Data Protection in the United Kingdom

Data protection laws in the United Kingdom

Following the UK’s exit from the European Union, the UK Government has transposed the General Data Protection Regulation (Regulation (EU) 2016/679) into UK national law (thereby creating the “UK GDPR”). In so doing, the UK has made a number of technical changes to the GDPR in order account for its status as a national law of the United Kingdom (e.g. to change references to “Member State” to “the United Kingdom”). These changes were made under the Data Protection, Privacy and Electronic Communications (Amendments etc) (EU Exit) Regulations 2019. At this time, all material obligations on controller and processors essentially remain the same under the UK GDPR as under the ‘EU GDPR’. 

The Data Protection Act 2018 (“DPA”) remains in place as a national data protection law, and supplements the UK GDPR regime.  It deals with matters that were previously permitted derogations and exemptions from the EU GDPR (for example, substantial public interest bases for the processing of special category data, and context-specific exemptions from parts of the GDPR such as data subject rights). 

In addition,

  • Part 3 of the DPA transposes the Law Enforcement Directive ((EU) 2016/680) into UK law, creating a data protection regime specifically for law enforcement personal data processing;
  • Part 4 of the DPA updates the data protection regime for national security processing; and
  • Parts 5 and 6 set out the scope of the Information Commissioner's mandate and her enforcement powers, and creates a number of criminal offences relating to personal data processing.

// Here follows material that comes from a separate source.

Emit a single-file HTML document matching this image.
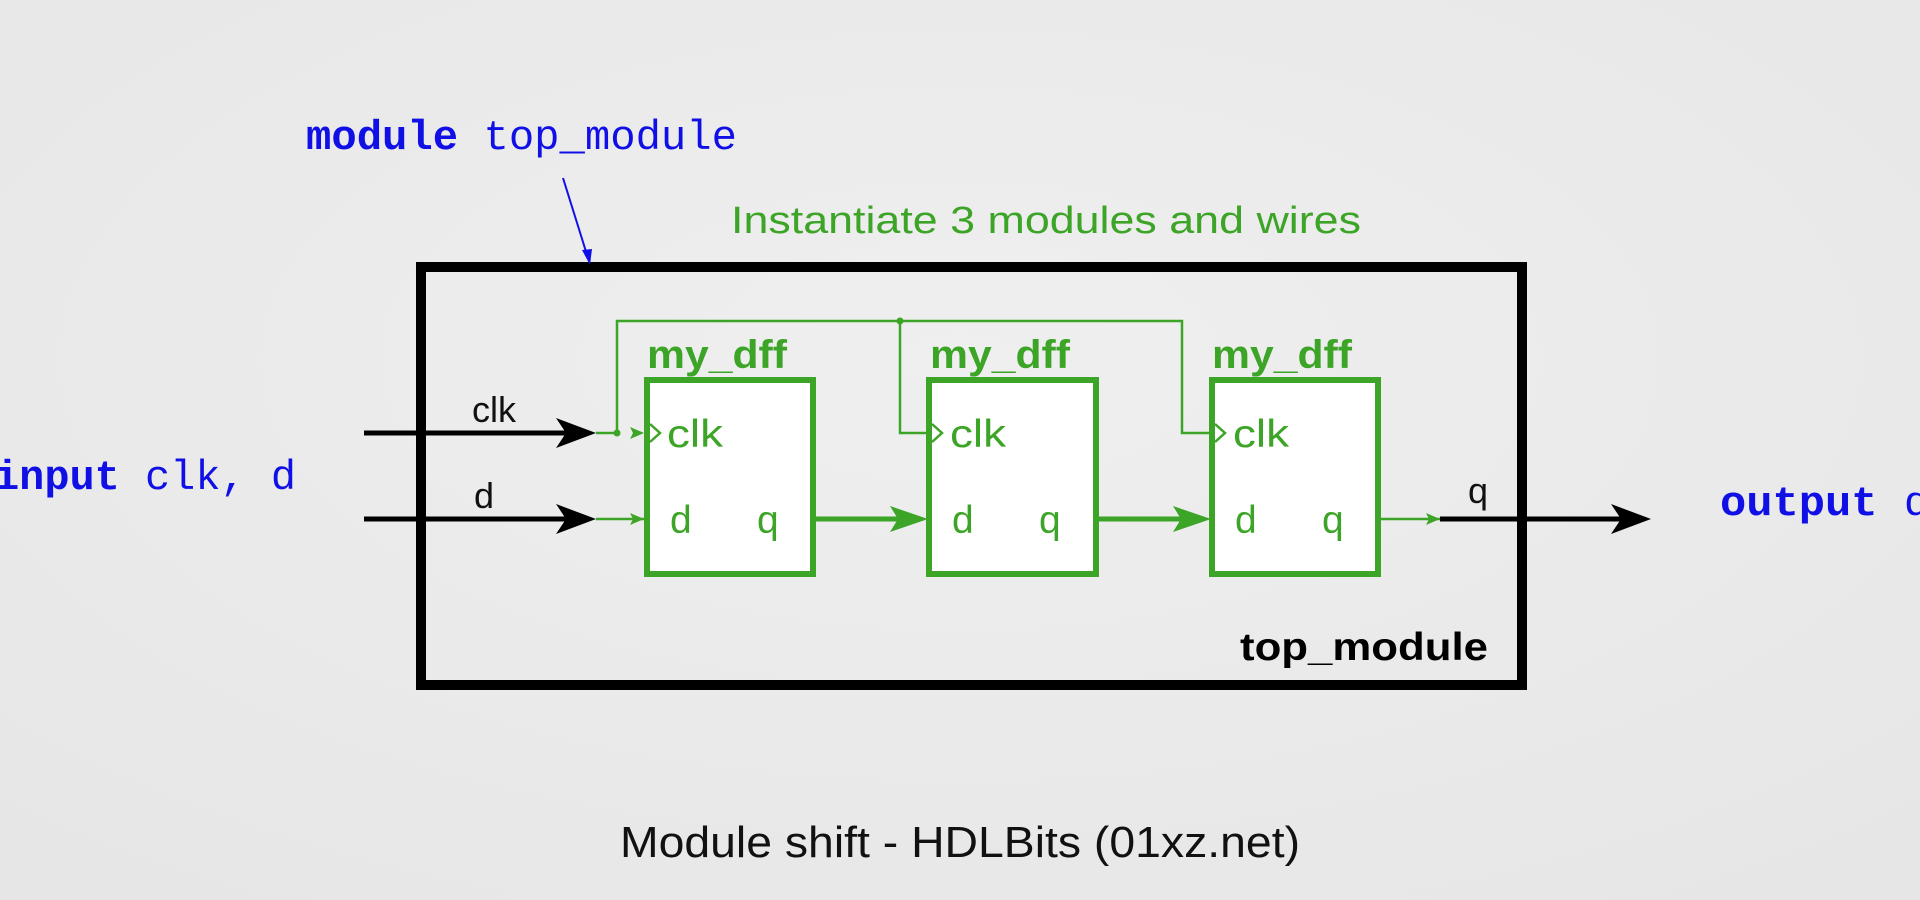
<!DOCTYPE html>
<html><head><meta charset="utf-8"><style>
html,body{margin:0;padding:0;width:1920px;height:900px;overflow:hidden;background:#ebebeb}
svg{display:block}
</style></head><body>
<svg width="1920" height="900" viewBox="0 0 1920 900" xmlns="http://www.w3.org/2000/svg">
<defs>
<radialGradient id="bg" cx="50%" cy="40%" r="75%">
<stop offset="0" stop-color="#efefef"/><stop offset="1" stop-color="#e6e6e6"/>
</radialGradient>
</defs>
<rect width="1920" height="900" fill="url(#bg)"/>
<rect x="421" y="267" width="1101" height="418" fill="none" stroke="#000" stroke-width="10"/>
<text x="306" y="149" font-family="Liberation Mono, monospace" font-size="42" fill="#1010e6" textLength="431" lengthAdjust="spacingAndGlyphs"><tspan font-weight="bold">module</tspan> top_module</text>
<line x1="563" y1="178" x2="588" y2="258" stroke="#1010e6" stroke-width="2"/>
<polygon points="590,265 582,250 592,249" fill="#1010e6"/>
<text x="731" y="233" font-family="Liberation Sans, sans-serif" font-size="38" fill="#3ca426" textLength="630" lengthAdjust="spacingAndGlyphs">Instantiate 3 modules and wires</text>
<g stroke="#3ca426" stroke-width="2.5" fill="none">
<polyline points="596,433 617,433 617,321 1182,321 1182,433 1210,433"/>
<polyline points="900,321 900,433 927,433"/>
<line x1="596" y1="519" x2="645" y2="519"/>
<line x1="1380" y1="519" x2="1440" y2="519"/>
</g>
<circle cx="900" cy="321" r="3.5" fill="#3ca426"/>
<circle cx="617" cy="433" r="3.5" fill="#3ca426"/>
<polygon points="644,433 630,427 633,433 630,439" fill="#3ca426"/>
<polygon points="644,519 630,513 633,519 630,525" fill="#3ca426"/>
<polygon points="1440,519 1426,513 1429,519 1426,525" fill="#3ca426"/>
<g fill="#fff" stroke="#3ca426" stroke-width="6">
<rect x="647" y="380" width="166" height="194"/>
<rect x="929" y="380" width="167" height="194"/>
<rect x="1212" y="380" width="166" height="194"/>
</g>
<g stroke="#3ca426" stroke-width="5">
<line x1="815" y1="519" x2="915" y2="519"/>
<line x1="1098" y1="519" x2="1198" y2="519"/>
</g>
<polygon points="928,519 890,506 898,519 890,532" fill="#3ca426"/>
<polygon points="1211,519 1173,506 1181,519 1173,532" fill="#3ca426"/>
<g font-family="Liberation Sans, sans-serif" fill="#3ca426">
<g font-size="40" font-weight="bold">
<text x="647" y="368" textLength="140" lengthAdjust="spacingAndGlyphs">my_dff</text>
<text x="930" y="368" textLength="140" lengthAdjust="spacingAndGlyphs">my_dff</text>
<text x="1212" y="368" textLength="140" lengthAdjust="spacingAndGlyphs">my_dff</text>
</g>
<g font-size="39">
<text x="667" y="447" textLength="56" lengthAdjust="spacingAndGlyphs">clk</text><text x="670" y="533">d</text><text x="757" y="533">q</text>
<text x="950" y="447" textLength="56" lengthAdjust="spacingAndGlyphs">clk</text><text x="952" y="533">d</text><text x="1039" y="533">q</text>
<text x="1233" y="447" textLength="56" lengthAdjust="spacingAndGlyphs">clk</text><text x="1235" y="533">d</text><text x="1322" y="533">q</text>
</g>
</g>
<g fill="none" stroke="#3ca426" stroke-width="2.5">
<polyline points="650,424 660,433 650,442"/>
<polyline points="932,424 942,433 932,442"/>
<polyline points="1215,424 1225,433 1215,442"/>
</g>
<g stroke="#000" stroke-width="5">
<line x1="364" y1="433" x2="580" y2="433"/>
<line x1="364" y1="519" x2="580" y2="519"/>
<line x1="1440" y1="519" x2="1635" y2="519"/>
</g>
<polygon points="596,433 556,418 566,433 556,448" fill="#000"/>
<polygon points="596,519 556,504 566,519 556,534" fill="#000"/>
<polygon points="1651,519 1611,504 1621,519 1611,534" fill="#000"/>
<g font-family="Liberation Sans, sans-serif" font-size="36" fill="#111">
<text x="472" y="422">clk</text>
<text x="474" y="508">d</text>
<text x="1468" y="503">q</text>
</g>
<text x="1240" y="660" font-family="Liberation Sans, sans-serif" font-size="39" font-weight="bold" fill="#000" textLength="248" lengthAdjust="spacingAndGlyphs">top_module</text>
<text x="-6" y="489" font-family="Liberation Mono, monospace" font-size="42" fill="#1010e6" textLength="302" lengthAdjust="spacingAndGlyphs"><tspan font-weight="bold">input</tspan> clk, d</text>
<text x="1720" y="515" font-family="Liberation Mono, monospace" font-size="42" fill="#1010e6" textLength="210" lengthAdjust="spacingAndGlyphs"><tspan font-weight="bold">output</tspan> q</text>
<text x="620" y="857" font-family="Liberation Sans, sans-serif" font-size="44" fill="#111" textLength="680" lengthAdjust="spacingAndGlyphs">Module shift - HDLBits (01xz.net)</text>
</svg>
</body></html>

On 8 March 2023, the new ‘Data Protection and Digital Information (No. 2) Bill’ (“the Bill”) was introduced to Parliament following on from the consultation by the Department for Culture, Media and Sport on data protection reforms. The anticipated reforms aim to reduce the compliance burden on organisations. A few of the proposed changes in the Bill include:

  • Amendments to certain definitions, such as “identifiable living individual” (impacting the definition of “personal data”) and the meaning of research and statistical purposes;
  • Amendments to data protection principles, including the addition of recognised ‘legitimate interests’ to assist with determining an applicable legal basis;
  • Amendments to the conduct of data subject rights, by recognising requests that may be “vexatious or excessive”; and
  • Amendments to the obligations of controllers and processors which generally provide more flexibility than the current position, for example with regard to complying with accountability obligations.

It is expected that the Bill will be debated and amended further as it passes through the House of Lords in the first months of 2025, and will likely be enacted through the course of the year.

Territorial Scope

The application of the UK GDPR turns principally on whether an organization is established in the United Kingdom.  As under the EU GDPR, an 'establishment' may take a wide variety of forms, and is not limited to a company registered in the United Kingdom.

The UK GDPR also has extra-territorial effect, following the same principles as set out in the EU GDPR. As a result, an organisation that it is not established within the United Kingdom will be subject to the UK GDPR if it processes personal data of data subjects who are in the United Kingdom  where the processing activities are related "to the offering of goods or services" (Article 3(2)(a)) to such data subjects in the United Kingdom or "the monitoring of their behaviour" (Article 3(2)(b)) as far as their behaviour takes place within the United Kingdom.